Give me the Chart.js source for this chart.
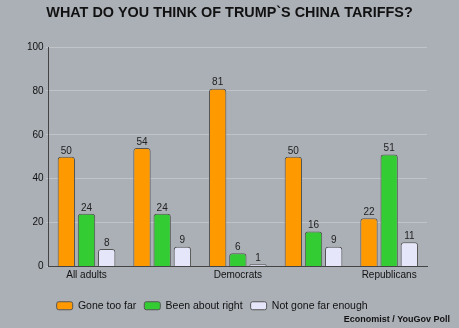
<!DOCTYPE html>
<html>
<head>
<meta charset="utf-8">
<script src="https://cdn.jsdelivr.net/npm/chart.js@4"></script>
<style>
  html, body { margin: 0; padding: 0; background: #abb0b7; }
  #wrap { width: 459px; height: 328px; position: relative; }
</style>
</head>
<body>
<div id="wrap"><canvas id="tariffChart"></canvas></div>
<script>
// Economist / YouGov - views on China tariffs, by group
const groups = ['All adults', 'Registered voters', 'Democrats', 'Independents', 'Republicans'];
const goneTooFar = [50, 54, 81, 50, 22];
const aboutRight = [24, 24, 6, 16, 51];
const notFarEnough = [8, 9, 1, 9, 11];
const yTicks = [0, 20, 40, 60, 80, 100];

const FONT = 'Liberation Sans, Arial, Helvetica, sans-serif';

// draws value above each bar
const barValues = {
    id: 'barValues',
    afterDatasetsDraw(chart) {
        const ctx = chart.ctx;
        ctx.save();
        ctx.font = '10px ' + FONT;
        ctx.fillStyle = '#222';
        ctx.textAlign = 'center';
        ctx.textBaseline = 'bottom';
        chart.data.datasets.forEach((ds, i) => {
            chart.getDatasetMeta(i).data.forEach((bar, j) => {
                ctx.fillText(ds.data[j], bar.x, bar.y - 1);
            });
        });
        ctx.restore();
    }
};

// title centred on the whole canvas + source note bottom right
const headerFooter = {
    id: 'headerFooter',
    afterDraw(chart) {
        const ctx = chart.ctx;
        ctx.save();
        ctx.fillStyle = '#111';
        ctx.textBaseline = 'middle';
        ctx.font = 'bold 14.4px ' + FONT;
        ctx.textAlign = 'center';
        ctx.fillText('WHAT DO YOU THINK OF TRUMP`S CHINA TARIFFS?', chart.width / 2, 13);
        ctx.font = 'bold 9px ' + FONT;
        ctx.textAlign = 'right';
        ctx.fillText('Economist / YouGov Poll', 450, 320);
        ctx.restore();
    }
};

const barStyle = {
    borderColor: '#555',
    borderWidth: 1,
    borderRadius: { topLeft: 3, topRight: 3 },
    borderSkipped: 'bottom',
    barPercentage: 0.86,
    categoryPercentage: 0.8
};

new Chart(document.getElementById('tariffChart'), {
    type: 'bar',
    data: {
        labels: groups,
        datasets: [
            Object.assign({ label: 'Gone too far', data: goneTooFar, backgroundColor: '#ff9900' }, barStyle),
            Object.assign({ label: 'Been about right', data: aboutRight, backgroundColor: '#33cc33' }, barStyle),
            Object.assign({ label: 'Not gone far enough', data: notFarEnough, backgroundColor: '#e6e6fa' }, barStyle)
        ]
    },
    options: {
        responsive: true,
        maintainAspectRatio: false,
        animation: false,
        layout: { padding: { top: 47, right: 32, left: 25, bottom: 7 } },
        plugins: {
            title: { display: false },
            legend: {
                position: 'bottom',
                align: 'start',
                fullSize: false,
                labels: {
                    color: '#111',
                    font: { family: FONT, size: 10.5 },
                    boxWidth: 16,
                    boxHeight: 8,
                    useBorderRadius: true,
                    borderRadius: 2,
                    padding: 8
                }
            },
            tooltip: { enabled: false }
        },
        scales: {
            x: {
                grid: { display: false, drawTicks: false },
                border: { color: '#444' },
                afterFit: function (axis) {
                    axis.height += 8;
                },
                ticks: {
                    color: '#111',
                    font: { family: FONT, size: 10 },
                    autoSkip: false,
                    maxRotation: 0,
                    padding: 3,
                    callback: function (value, index) {
                        return index % 2 === 0 ? groups[index] : '';
                    }
                }
            },
            y: {
                min: 0,
                max: 100,
                afterBuildTicks: function (axis) {
                    axis.ticks = yTicks.map(v => ({ value: v }));
                },
                grid: { color: 'rgba(255,255,255,0.25)', tickLength: 3 },
                border: { color: '#444' },
                ticks: {
                    color: '#111',
                    font: { family: FONT, size: 10 },
                    padding: 2
                }
            }
        }
    },
    plugins: [barValues, headerFooter]
});
</script>
</body>
</html>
=-=-=-=-=
= To do =
Print each line of the material above exactly, with the pictures removed from your copy.

= Exercise output =
Give me the Chart.js source for this chart.
<!DOCTYPE html>
<html>
<head>
<meta charset="utf-8">
<script src="https://cdn.jsdelivr.net/npm/chart.js@4"></script>
<style>
  html, body { margin: 0; padding: 0; background: #abb0b7; }
  #wrap { width: 459px; height: 328px; position: relative; }
</style>
</head>
<body>
<div id="wrap"><canvas id="tariffChart"></canvas></div>
<script>
// Economist / YouGov - views on China tariffs, by group
const groups = ['All adults', 'Registered voters', 'Democrats', 'Independents', 'Republicans'];
const goneTooFar = [50, 54, 81, 50, 22];
const aboutRight = [24, 24, 6, 16, 51];
const notFarEnough = [8, 9, 1, 9, 11];
const yTicks = [0, 20, 40, 60, 80, 100];

const FONT = 'Liberation Sans, Arial, Helvetica, sans-serif';

// draws value above each bar
const barValues = {
    id: 'barValues',
    afterDatasetsDraw(chart) {
        const ctx = chart.ctx;
        ctx.save();
        ctx.font = '10px ' + FONT;
        ctx.fillStyle = '#222';
        ctx.textAlign = 'center';
        ctx.textBaseline = 'bottom';
        chart.data.datasets.forEach((ds, i) => {
            chart.getDatasetMeta(i).data.forEach((bar, j) => {
                ctx.fillText(ds.data[j], bar.x, bar.y - 1);
            });
        });
        ctx.restore();
    }
};

// title centred on the whole canvas + source note bottom right
const headerFooter = {
    id: 'headerFooter',
    afterDraw(chart) {
        const ctx = chart.ctx;
        ctx.save();
        ctx.fillStyle = '#111';
        ctx.textBaseline = 'middle';
        ctx.font = 'bold 14.4px ' + FONT;
        ctx.textAlign = 'center';
        ctx.fillText('WHAT DO YOU THINK OF TRUMP`S CHINA TARIFFS?', chart.width / 2, 13);
        ctx.font = 'bold 9px ' + FONT;
        ctx.textAlign = 'right';
        ctx.fillText('Economist / YouGov Poll', 450, 320);
        ctx.restore();
    }
};

const barStyle = {
    borderColor: '#555',
    borderWidth: 1,
    borderRadius: { topLeft: 3, topRight: 3 },
    borderSkipped: 'bottom',
    barPercentage: 0.86,
    categoryPercentage: 0.8
};

new Chart(document.getElementById('tariffChart'), {
    type: 'bar',
    data: {
        labels: groups,
        datasets: [
            Object.assign({ label: 'Gone too far', data: goneTooFar, backgroundColor: '#ff9900' }, barStyle),
            Object.assign({ label: 'Been about right', data: aboutRight, backgroundColor: '#33cc33' }, barStyle),
            Object.assign({ label: 'Not gone far enough', data: notFarEnough, backgroundColor: '#e6e6fa' }, barStyle)
        ]
    },
    options: {
        responsive: true,
        maintainAspectRatio: false,
        animation: false,
        layout: { padding: { top: 47, right: 32, left: 25, bottom: 7 } },
        plugins: {
            title: { display: false },
            legend: {
                position: 'bottom',
                align: 'start',
                fullSize: false,
                labels: {
                    color: '#111',
                    font: { family: FONT, size: 10.5 },
                    boxWidth: 16,
                    boxHeight: 8,
                    useBorderRadius: true,
                    borderRadius: 2,
                    padding: 8
                }
            },
            tooltip: { enabled: false }
        },
        scales: {
            x: {
                grid: { display: false, drawTicks: false },
                border: { color: '#444' },
                afterFit: function (axis) {
                    axis.height += 8;
                },
                ticks: {
                    color: '#111',
                    font: { family: FONT, size: 10 },
                    autoSkip: false,
                    maxRotation: 0,
                    padding: 3,
                    callback: function (value, index) {
                        return index % 2 === 0 ? groups[index] : '';
                    }
                }
            },
            y: {
                min: 0,
                max: 100,
                afterBuildTicks: function (axis) {
                    axis.ticks = yTicks.map(v => ({ value: v }));
                },
                grid: { color: 'rgba(255,255,255,0.25)', tickLength: 3 },
                border: { color: '#444' },
                ticks: {
                    color: '#111',
                    font: { family: FONT, size: 10 },
                    padding: 2
                }
            }
        }
    },
    plugins: [barValues, headerFooter]
});
</script>
</body>
</html>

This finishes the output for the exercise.